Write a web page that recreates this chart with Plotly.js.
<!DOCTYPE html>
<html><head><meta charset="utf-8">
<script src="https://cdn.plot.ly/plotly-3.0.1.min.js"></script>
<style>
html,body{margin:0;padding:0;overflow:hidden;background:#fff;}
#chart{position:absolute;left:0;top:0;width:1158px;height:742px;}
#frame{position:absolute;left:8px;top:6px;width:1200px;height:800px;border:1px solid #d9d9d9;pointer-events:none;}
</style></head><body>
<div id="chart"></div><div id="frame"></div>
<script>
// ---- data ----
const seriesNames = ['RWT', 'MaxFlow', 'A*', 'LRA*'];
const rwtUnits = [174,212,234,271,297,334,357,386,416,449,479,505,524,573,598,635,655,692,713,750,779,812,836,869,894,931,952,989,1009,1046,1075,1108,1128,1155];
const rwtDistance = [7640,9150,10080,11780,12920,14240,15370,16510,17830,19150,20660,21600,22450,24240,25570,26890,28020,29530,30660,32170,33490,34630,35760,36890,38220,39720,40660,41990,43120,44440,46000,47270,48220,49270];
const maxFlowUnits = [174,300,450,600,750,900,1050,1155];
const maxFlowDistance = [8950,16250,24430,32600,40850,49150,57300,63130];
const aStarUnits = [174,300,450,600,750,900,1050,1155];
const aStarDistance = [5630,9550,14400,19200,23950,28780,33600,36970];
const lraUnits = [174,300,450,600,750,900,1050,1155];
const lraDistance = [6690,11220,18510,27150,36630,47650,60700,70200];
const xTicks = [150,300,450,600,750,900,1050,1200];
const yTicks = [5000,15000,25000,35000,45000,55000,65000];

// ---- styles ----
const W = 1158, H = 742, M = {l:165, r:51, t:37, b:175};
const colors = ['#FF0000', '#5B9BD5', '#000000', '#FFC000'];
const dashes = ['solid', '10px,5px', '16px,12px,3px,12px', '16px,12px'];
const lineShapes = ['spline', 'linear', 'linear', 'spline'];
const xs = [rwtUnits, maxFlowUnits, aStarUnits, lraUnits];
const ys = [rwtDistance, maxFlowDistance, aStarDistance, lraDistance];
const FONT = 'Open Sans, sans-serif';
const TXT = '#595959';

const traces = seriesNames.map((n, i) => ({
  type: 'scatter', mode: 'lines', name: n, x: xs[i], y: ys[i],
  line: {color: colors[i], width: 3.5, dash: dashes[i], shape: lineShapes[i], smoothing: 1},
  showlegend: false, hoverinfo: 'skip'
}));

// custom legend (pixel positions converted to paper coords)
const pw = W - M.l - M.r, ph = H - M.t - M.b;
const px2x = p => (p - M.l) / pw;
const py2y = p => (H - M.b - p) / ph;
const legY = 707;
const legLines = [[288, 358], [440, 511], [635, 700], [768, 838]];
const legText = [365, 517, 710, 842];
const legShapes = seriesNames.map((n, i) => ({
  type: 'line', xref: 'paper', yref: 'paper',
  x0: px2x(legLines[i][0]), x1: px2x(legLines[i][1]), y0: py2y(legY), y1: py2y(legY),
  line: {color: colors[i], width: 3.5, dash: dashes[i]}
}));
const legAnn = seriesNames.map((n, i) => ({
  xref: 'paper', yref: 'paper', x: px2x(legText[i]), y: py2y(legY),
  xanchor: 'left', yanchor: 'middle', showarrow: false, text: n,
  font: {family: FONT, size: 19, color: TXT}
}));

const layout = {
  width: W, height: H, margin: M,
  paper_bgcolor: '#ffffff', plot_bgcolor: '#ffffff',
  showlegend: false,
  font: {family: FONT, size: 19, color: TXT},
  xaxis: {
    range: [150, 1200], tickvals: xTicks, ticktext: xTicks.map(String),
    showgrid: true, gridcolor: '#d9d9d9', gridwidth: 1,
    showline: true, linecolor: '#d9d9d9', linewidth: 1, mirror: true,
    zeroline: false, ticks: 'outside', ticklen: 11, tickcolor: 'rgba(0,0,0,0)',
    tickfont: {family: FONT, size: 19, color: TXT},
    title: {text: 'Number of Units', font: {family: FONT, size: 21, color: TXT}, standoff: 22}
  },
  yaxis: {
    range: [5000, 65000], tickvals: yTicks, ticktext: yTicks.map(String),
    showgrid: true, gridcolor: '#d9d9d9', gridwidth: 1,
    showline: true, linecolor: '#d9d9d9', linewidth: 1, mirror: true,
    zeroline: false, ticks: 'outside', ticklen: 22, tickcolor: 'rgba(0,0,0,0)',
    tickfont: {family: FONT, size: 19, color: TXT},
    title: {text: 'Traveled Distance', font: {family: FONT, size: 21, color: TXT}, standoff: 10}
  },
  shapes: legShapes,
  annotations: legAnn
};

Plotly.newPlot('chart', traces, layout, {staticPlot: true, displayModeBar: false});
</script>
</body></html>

----

*What you need to do*.
Where a line in the material above holds "chart", copy that line.

*Solved problem*.
Write a web page that recreates this chart with Plotly.js.
#chart{position:absolute;left:0;top:0;width:1158px;height:742px;}
<div id="chart"></div><div id="frame"></div>
Plotly.newPlot('chart', traces, layout, {staticPlot: true, displayModeBar: false});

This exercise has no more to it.